Information provided:

• • • • • • •

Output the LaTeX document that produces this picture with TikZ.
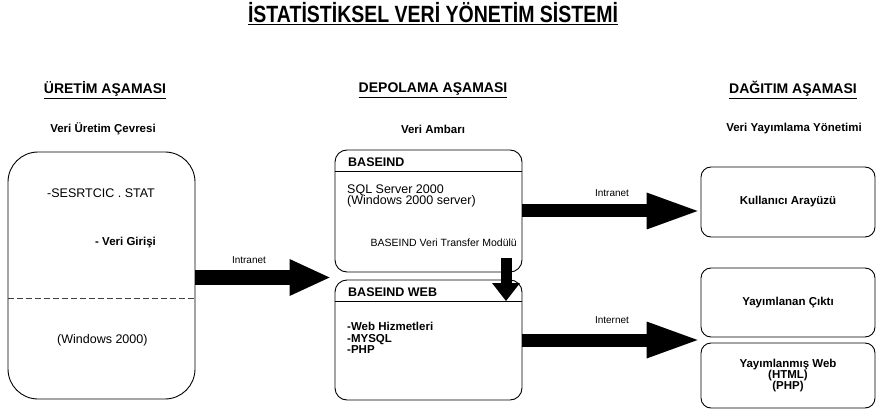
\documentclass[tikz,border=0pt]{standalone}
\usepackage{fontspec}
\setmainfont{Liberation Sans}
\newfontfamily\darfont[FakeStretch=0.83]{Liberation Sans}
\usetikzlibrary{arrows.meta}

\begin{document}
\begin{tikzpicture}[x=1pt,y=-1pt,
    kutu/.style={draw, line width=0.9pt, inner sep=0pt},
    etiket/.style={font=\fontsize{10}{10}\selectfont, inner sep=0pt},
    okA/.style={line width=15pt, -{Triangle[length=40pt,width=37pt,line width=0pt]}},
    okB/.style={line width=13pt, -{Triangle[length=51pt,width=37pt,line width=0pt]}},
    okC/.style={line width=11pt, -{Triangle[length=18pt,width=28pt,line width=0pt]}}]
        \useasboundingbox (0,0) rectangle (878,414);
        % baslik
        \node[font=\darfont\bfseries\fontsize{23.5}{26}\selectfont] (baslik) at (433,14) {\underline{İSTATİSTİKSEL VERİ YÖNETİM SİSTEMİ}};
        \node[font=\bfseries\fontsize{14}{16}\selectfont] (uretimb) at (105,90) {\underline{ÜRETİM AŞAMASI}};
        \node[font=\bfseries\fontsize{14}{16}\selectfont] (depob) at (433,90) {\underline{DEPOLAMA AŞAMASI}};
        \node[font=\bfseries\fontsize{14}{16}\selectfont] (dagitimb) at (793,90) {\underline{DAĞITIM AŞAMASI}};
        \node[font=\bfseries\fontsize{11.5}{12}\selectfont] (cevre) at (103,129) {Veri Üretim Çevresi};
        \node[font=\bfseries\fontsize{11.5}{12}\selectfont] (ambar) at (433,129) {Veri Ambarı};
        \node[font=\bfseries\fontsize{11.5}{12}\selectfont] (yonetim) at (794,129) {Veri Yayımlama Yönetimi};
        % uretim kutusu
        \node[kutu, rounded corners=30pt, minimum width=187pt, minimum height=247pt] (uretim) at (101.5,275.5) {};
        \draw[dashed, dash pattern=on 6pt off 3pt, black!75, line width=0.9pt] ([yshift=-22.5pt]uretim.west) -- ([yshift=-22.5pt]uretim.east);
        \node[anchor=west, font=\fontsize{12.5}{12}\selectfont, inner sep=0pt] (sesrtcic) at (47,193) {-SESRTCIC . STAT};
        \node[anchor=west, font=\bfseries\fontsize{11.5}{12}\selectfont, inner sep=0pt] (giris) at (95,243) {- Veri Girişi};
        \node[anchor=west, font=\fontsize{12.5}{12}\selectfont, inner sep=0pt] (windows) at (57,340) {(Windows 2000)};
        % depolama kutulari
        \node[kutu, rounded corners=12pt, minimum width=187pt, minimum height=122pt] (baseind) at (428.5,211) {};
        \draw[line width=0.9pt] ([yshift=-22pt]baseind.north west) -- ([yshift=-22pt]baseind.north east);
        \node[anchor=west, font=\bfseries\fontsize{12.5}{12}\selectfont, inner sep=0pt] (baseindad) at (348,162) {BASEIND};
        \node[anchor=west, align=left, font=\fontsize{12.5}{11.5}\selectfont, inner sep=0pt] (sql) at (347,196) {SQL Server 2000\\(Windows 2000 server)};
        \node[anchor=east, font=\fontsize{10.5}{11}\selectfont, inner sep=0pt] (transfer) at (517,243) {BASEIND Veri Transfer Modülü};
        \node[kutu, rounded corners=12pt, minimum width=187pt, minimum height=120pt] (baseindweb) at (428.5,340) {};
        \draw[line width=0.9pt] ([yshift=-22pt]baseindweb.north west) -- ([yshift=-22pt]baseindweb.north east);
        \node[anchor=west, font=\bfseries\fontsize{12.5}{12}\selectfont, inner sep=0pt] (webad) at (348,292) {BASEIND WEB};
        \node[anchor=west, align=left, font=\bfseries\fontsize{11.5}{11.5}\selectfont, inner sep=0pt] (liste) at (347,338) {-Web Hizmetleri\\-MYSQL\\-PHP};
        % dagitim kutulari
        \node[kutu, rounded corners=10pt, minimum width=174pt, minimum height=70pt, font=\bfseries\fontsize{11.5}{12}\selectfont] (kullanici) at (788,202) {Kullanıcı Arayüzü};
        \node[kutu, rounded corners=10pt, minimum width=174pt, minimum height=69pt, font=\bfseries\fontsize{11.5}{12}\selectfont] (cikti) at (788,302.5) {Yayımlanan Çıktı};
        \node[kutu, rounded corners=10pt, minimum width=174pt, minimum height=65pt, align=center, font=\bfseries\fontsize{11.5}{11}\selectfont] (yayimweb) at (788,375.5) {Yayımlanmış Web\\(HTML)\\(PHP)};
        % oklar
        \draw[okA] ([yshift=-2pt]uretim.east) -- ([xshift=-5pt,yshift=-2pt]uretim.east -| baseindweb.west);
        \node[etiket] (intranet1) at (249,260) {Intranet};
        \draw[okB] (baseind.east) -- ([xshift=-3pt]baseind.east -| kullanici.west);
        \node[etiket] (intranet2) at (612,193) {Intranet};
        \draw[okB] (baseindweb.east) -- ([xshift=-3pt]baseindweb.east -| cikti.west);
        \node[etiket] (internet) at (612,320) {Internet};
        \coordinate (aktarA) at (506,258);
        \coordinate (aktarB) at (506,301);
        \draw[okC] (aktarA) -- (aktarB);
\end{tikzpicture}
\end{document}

• • • • • • •

Repeat the data exactly in full, omitting its pictures.

Finished answer:
Output the LaTeX document that produces this picture with TikZ.
\documentclass[tikz,border=0pt]{standalone}
\usepackage{fontspec}
\setmainfont{Liberation Sans}
\newfontfamily\darfont[FakeStretch=0.83]{Liberation Sans}
\usetikzlibrary{arrows.meta}

\begin{document}
\begin{tikzpicture}[x=1pt,y=-1pt,
    kutu/.style={draw, line width=0.9pt, inner sep=0pt},
    etiket/.style={font=\fontsize{10}{10}\selectfont, inner sep=0pt},
    okA/.style={line width=15pt, -{Triangle[length=40pt,width=37pt,line width=0pt]}},
    okB/.style={line width=13pt, -{Triangle[length=51pt,width=37pt,line width=0pt]}},
    okC/.style={line width=11pt, -{Triangle[length=18pt,width=28pt,line width=0pt]}}]
        \useasboundingbox (0,0) rectangle (878,414);
        % baslik
        \node[font=\darfont\bfseries\fontsize{23.5}{26}\selectfont] (baslik) at (433,14) {\underline{İSTATİSTİKSEL VERİ YÖNETİM SİSTEMİ}};
        \node[font=\bfseries\fontsize{14}{16}\selectfont] (uretimb) at (105,90) {\underline{ÜRETİM AŞAMASI}};
        \node[font=\bfseries\fontsize{14}{16}\selectfont] (depob) at (433,90) {\underline{DEPOLAMA AŞAMASI}};
        \node[font=\bfseries\fontsize{14}{16}\selectfont] (dagitimb) at (793,90) {\underline{DAĞITIM AŞAMASI}};
        \node[font=\bfseries\fontsize{11.5}{12}\selectfont] (cevre) at (103,129) {Veri Üretim Çevresi};
        \node[font=\bfseries\fontsize{11.5}{12}\selectfont] (ambar) at (433,129) {Veri Ambarı};
        \node[font=\bfseries\fontsize{11.5}{12}\selectfont] (yonetim) at (794,129) {Veri Yayımlama Yönetimi};
        % uretim kutusu
        \node[kutu, rounded corners=30pt, minimum width=187pt, minimum height=247pt] (uretim) at (101.5,275.5) {};
        \draw[dashed, dash pattern=on 6pt off 3pt, black!75, line width=0.9pt] ([yshift=-22.5pt]uretim.west) -- ([yshift=-22.5pt]uretim.east);
        \node[anchor=west, font=\fontsize{12.5}{12}\selectfont, inner sep=0pt] (sesrtcic) at (47,193) {-SESRTCIC . STAT};
        \node[anchor=west, font=\bfseries\fontsize{11.5}{12}\selectfont, inner sep=0pt] (giris) at (95,243) {- Veri Girişi};
        \node[anchor=west, font=\fontsize{12.5}{12}\selectfont, inner sep=0pt] (windows) at (57,340) {(Windows 2000)};
        % depolama kutulari
        \node[kutu, rounded corners=12pt, minimum width=187pt, minimum height=122pt] (baseind) at (428.5,211) {};
        \draw[line width=0.9pt] ([yshift=-22pt]baseind.north west) -- ([yshift=-22pt]baseind.north east);
        \node[anchor=west, font=\bfseries\fontsize{12.5}{12}\selectfont, inner sep=0pt] (baseindad) at (348,162) {BASEIND};
        \node[anchor=west, align=left, font=\fontsize{12.5}{11.5}\selectfont, inner sep=0pt] (sql) at (347,196) {SQL Server 2000\\(Windows 2000 server)};
        \node[anchor=east, font=\fontsize{10.5}{11}\selectfont, inner sep=0pt] (transfer) at (517,243) {BASEIND Veri Transfer Modülü};
        \node[kutu, rounded corners=12pt, minimum width=187pt, minimum height=120pt] (baseindweb) at (428.5,340) {};
        \draw[line width=0.9pt] ([yshift=-22pt]baseindweb.north west) -- ([yshift=-22pt]baseindweb.north east);
        \node[anchor=west, font=\bfseries\fontsize{12.5}{12}\selectfont, inner sep=0pt] (webad) at (348,292) {BASEIND WEB};
        \node[anchor=west, align=left, font=\bfseries\fontsize{11.5}{11.5}\selectfont, inner sep=0pt] (liste) at (347,338) {-Web Hizmetleri\\-MYSQL\\-PHP};
        % dagitim kutulari
        \node[kutu, rounded corners=10pt, minimum width=174pt, minimum height=70pt, font=\bfseries\fontsize{11.5}{12}\selectfont] (kullanici) at (788,202) {Kullanıcı Arayüzü};
        \node[kutu, rounded corners=10pt, minimum width=174pt, minimum height=69pt, font=\bfseries\fontsize{11.5}{12}\selectfont] (cikti) at (788,302.5) {Yayımlanan Çıktı};
        \node[kutu, rounded corners=10pt, minimum width=174pt, minimum height=65pt, align=center, font=\bfseries\fontsize{11.5}{11}\selectfont] (yayimweb) at (788,375.5) {Yayımlanmış Web\\(HTML)\\(PHP)};
        % oklar
        \draw[okA] ([yshift=-2pt]uretim.east) -- ([xshift=-5pt,yshift=-2pt]uretim.east -| baseindweb.west);
        \node[etiket] (intranet1) at (249,260) {Intranet};
        \draw[okB] (baseind.east) -- ([xshift=-3pt]baseind.east -| kullanici.west);
        \node[etiket] (intranet2) at (612,193) {Intranet};
        \draw[okB] (baseindweb.east) -- ([xshift=-3pt]baseindweb.east -| cikti.west);
        \node[etiket] (internet) at (612,320) {Internet};
        \coordinate (aktarA) at (506,258);
        \coordinate (aktarB) at (506,301);
        \draw[okC] (aktarA) -- (aktarB);
\end{tikzpicture}
\end{document}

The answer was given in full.